:: MATERIAL SHOWN ::

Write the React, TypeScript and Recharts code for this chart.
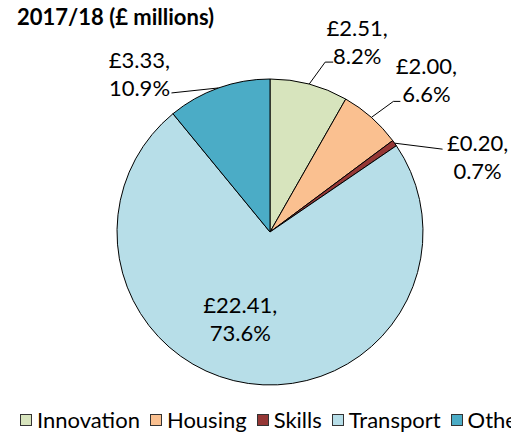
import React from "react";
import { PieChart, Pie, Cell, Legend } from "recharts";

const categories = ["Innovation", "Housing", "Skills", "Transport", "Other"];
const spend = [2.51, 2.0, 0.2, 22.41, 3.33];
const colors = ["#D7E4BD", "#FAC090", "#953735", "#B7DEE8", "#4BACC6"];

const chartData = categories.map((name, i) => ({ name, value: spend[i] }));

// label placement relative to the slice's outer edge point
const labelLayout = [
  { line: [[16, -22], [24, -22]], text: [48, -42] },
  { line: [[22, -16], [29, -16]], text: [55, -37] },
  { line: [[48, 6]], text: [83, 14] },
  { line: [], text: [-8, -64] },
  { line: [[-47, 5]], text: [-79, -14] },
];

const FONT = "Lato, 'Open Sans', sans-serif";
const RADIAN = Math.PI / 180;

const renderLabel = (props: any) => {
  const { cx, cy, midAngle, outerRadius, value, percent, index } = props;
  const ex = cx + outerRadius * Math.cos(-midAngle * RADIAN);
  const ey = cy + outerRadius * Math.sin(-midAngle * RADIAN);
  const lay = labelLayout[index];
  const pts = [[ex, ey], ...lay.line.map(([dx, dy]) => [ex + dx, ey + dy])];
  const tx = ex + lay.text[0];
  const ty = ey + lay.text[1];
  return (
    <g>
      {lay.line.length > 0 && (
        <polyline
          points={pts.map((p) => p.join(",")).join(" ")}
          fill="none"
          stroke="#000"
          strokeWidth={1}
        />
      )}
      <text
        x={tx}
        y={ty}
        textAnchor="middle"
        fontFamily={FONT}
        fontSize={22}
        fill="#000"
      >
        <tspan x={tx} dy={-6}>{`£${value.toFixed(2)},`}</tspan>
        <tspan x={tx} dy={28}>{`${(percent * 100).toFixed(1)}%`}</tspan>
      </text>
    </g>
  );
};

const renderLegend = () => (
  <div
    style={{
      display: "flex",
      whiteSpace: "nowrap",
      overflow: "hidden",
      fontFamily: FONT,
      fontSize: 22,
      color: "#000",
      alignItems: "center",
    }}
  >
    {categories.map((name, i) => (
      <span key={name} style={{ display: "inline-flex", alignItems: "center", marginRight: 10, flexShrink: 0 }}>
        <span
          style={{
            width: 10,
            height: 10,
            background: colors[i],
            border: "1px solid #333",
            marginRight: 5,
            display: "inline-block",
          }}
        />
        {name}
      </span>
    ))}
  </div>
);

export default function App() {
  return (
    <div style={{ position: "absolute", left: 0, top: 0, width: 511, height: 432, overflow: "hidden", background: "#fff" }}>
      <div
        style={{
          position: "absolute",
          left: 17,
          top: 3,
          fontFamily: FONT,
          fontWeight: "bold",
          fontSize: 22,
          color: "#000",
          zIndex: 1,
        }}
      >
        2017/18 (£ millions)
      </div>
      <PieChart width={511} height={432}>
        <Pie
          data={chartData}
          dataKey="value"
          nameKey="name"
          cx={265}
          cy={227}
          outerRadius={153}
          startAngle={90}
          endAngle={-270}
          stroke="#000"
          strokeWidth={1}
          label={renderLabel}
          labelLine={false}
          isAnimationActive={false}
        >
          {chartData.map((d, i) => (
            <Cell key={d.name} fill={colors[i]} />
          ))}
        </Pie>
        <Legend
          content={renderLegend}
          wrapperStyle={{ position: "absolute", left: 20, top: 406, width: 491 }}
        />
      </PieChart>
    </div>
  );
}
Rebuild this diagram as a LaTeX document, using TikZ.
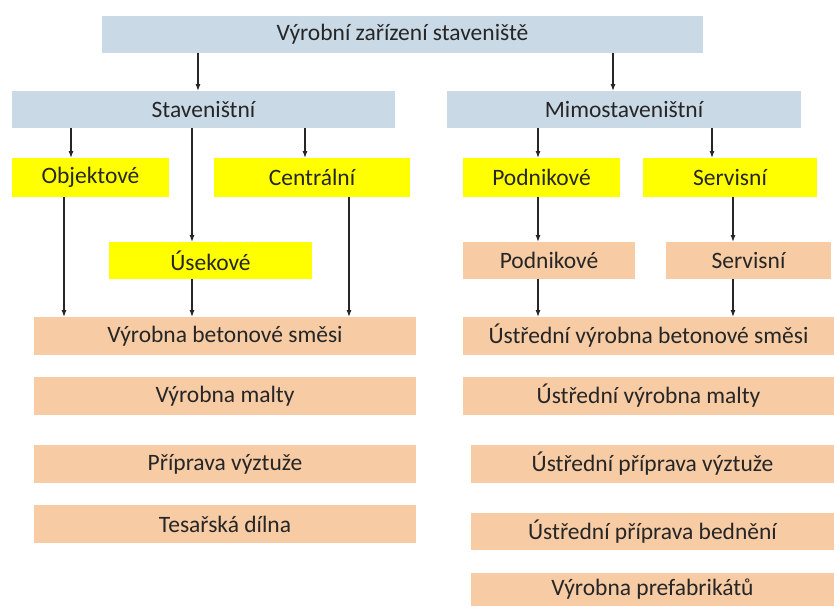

:::

**GOAL OF THE EXERCISE**: Return the material line for line, from its beginning to the line that contains "const RADIAN = Math.PI / 180;", with the pictures left out.

**ANSWER TO THIS PROBLEM**:
Write the React, TypeScript and Recharts code for this chart.
import React from "react";
import { PieChart, Pie, Cell, Legend } from "recharts";

const categories = ["Innovation", "Housing", "Skills", "Transport", "Other"];
const spend = [2.51, 2.0, 0.2, 22.41, 3.33];
const colors = ["#D7E4BD", "#FAC090", "#953735", "#B7DEE8", "#4BACC6"];

const chartData = categories.map((name, i) => ({ name, value: spend[i] }));

// label placement relative to the slice's outer edge point
const labelLayout = [
  { line: [[16, -22], [24, -22]], text: [48, -42] },
  { line: [[22, -16], [29, -16]], text: [55, -37] },
  { line: [[48, 6]], text: [83, 14] },
  { line: [], text: [-8, -64] },
  { line: [[-47, 5]], text: [-79, -14] },
];

const FONT = "Lato, 'Open Sans', sans-serif";
const RADIAN = Math.PI / 180;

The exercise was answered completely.